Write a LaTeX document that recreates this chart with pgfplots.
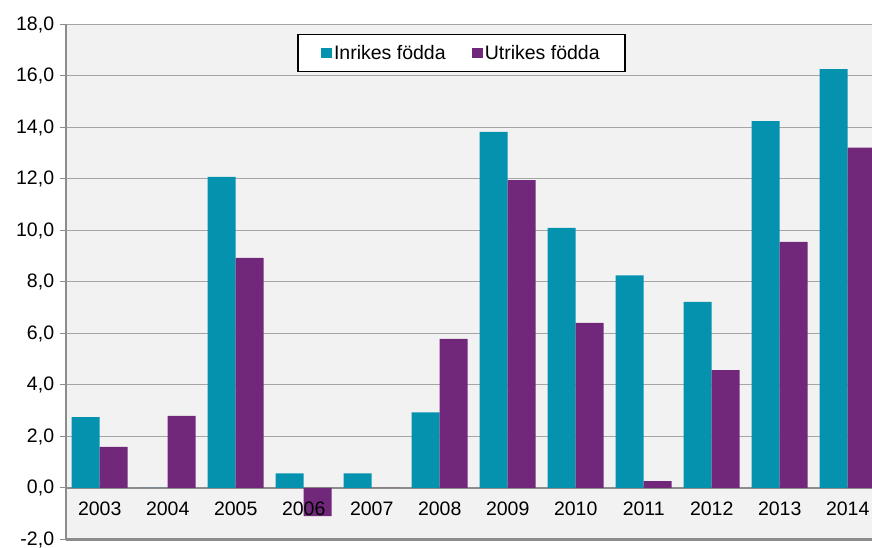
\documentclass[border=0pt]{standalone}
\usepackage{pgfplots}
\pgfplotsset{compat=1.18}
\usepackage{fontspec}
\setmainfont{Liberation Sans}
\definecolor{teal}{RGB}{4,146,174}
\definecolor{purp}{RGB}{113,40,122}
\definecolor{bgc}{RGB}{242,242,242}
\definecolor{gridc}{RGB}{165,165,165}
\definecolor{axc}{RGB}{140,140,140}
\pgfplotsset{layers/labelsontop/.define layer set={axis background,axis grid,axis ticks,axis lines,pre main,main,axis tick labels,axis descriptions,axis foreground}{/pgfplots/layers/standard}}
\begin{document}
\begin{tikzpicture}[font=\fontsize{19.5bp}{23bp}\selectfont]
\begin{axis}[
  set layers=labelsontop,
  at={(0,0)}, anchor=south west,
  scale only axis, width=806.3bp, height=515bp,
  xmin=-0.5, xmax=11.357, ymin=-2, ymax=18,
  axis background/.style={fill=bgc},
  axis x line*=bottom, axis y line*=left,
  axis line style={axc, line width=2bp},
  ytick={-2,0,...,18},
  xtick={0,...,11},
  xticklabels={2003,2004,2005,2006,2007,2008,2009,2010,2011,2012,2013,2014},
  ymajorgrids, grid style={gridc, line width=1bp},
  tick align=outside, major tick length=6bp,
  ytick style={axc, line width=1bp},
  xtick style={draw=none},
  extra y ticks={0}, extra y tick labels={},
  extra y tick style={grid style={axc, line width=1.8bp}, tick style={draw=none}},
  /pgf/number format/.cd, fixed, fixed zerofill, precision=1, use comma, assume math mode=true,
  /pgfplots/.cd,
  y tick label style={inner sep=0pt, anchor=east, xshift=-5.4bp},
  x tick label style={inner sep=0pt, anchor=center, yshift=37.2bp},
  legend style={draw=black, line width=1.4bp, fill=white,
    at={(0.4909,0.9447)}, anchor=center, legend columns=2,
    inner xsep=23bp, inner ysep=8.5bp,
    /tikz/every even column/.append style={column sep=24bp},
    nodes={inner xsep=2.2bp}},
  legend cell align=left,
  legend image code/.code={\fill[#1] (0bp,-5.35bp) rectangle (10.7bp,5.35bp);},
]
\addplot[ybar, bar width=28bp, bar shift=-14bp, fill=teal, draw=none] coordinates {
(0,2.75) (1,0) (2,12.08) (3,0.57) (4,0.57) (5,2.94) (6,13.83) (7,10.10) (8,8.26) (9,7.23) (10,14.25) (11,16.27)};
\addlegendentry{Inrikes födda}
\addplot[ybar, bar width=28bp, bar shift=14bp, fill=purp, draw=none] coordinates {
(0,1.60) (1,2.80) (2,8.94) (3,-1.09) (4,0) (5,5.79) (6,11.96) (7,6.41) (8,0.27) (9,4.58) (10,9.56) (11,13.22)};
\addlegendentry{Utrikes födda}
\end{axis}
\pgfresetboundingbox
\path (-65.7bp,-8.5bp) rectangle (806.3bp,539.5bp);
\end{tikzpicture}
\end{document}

* **Work required**:
Repeat the full listing above exactly, with no pictures in the copy.

* **Complete response**:
Write a LaTeX document that recreates this chart with pgfplots.
\documentclass[border=0pt]{standalone}
\usepackage{pgfplots}
\pgfplotsset{compat=1.18}
\usepackage{fontspec}
\setmainfont{Liberation Sans}
\definecolor{teal}{RGB}{4,146,174}
\definecolor{purp}{RGB}{113,40,122}
\definecolor{bgc}{RGB}{242,242,242}
\definecolor{gridc}{RGB}{165,165,165}
\definecolor{axc}{RGB}{140,140,140}
\pgfplotsset{layers/labelsontop/.define layer set={axis background,axis grid,axis ticks,axis lines,pre main,main,axis tick labels,axis descriptions,axis foreground}{/pgfplots/layers/standard}}
\begin{document}
\begin{tikzpicture}[font=\fontsize{19.5bp}{23bp}\selectfont]
\begin{axis}[
  set layers=labelsontop,
  at={(0,0)}, anchor=south west,
  scale only axis, width=806.3bp, height=515bp,
  xmin=-0.5, xmax=11.357, ymin=-2, ymax=18,
  axis background/.style={fill=bgc},
  axis x line*=bottom, axis y line*=left,
  axis line style={axc, line width=2bp},
  ytick={-2,0,...,18},
  xtick={0,...,11},
  xticklabels={2003,2004,2005,2006,2007,2008,2009,2010,2011,2012,2013,2014},
  ymajorgrids, grid style={gridc, line width=1bp},
  tick align=outside, major tick length=6bp,
  ytick style={axc, line width=1bp},
  xtick style={draw=none},
  extra y ticks={0}, extra y tick labels={},
  extra y tick style={grid style={axc, line width=1.8bp}, tick style={draw=none}},
  /pgf/number format/.cd, fixed, fixed zerofill, precision=1, use comma, assume math mode=true,
  /pgfplots/.cd,
  y tick label style={inner sep=0pt, anchor=east, xshift=-5.4bp},
  x tick label style={inner sep=0pt, anchor=center, yshift=37.2bp},
  legend style={draw=black, line width=1.4bp, fill=white,
    at={(0.4909,0.9447)}, anchor=center, legend columns=2,
    inner xsep=23bp, inner ysep=8.5bp,
    /tikz/every even column/.append style={column sep=24bp},
    nodes={inner xsep=2.2bp}},
  legend cell align=left,
  legend image code/.code={\fill[#1] (0bp,-5.35bp) rectangle (10.7bp,5.35bp);},
]
\addplot[ybar, bar width=28bp, bar shift=-14bp, fill=teal, draw=none] coordinates {
(0,2.75) (1,0) (2,12.08) (3,0.57) (4,0.57) (5,2.94) (6,13.83) (7,10.10) (8,8.26) (9,7.23) (10,14.25) (11,16.27)};
\addlegendentry{Inrikes födda}
\addplot[ybar, bar width=28bp, bar shift=14bp, fill=purp, draw=none] coordinates {
(0,1.60) (1,2.80) (2,8.94) (3,-1.09) (4,0) (5,5.79) (6,11.96) (7,6.41) (8,0.27) (9,4.58) (10,9.56) (11,13.22)};
\addlegendentry{Utrikes födda}
\end{axis}
\pgfresetboundingbox
\path (-65.7bp,-8.5bp) rectangle (806.3bp,539.5bp);
\end{tikzpicture}
\end{document}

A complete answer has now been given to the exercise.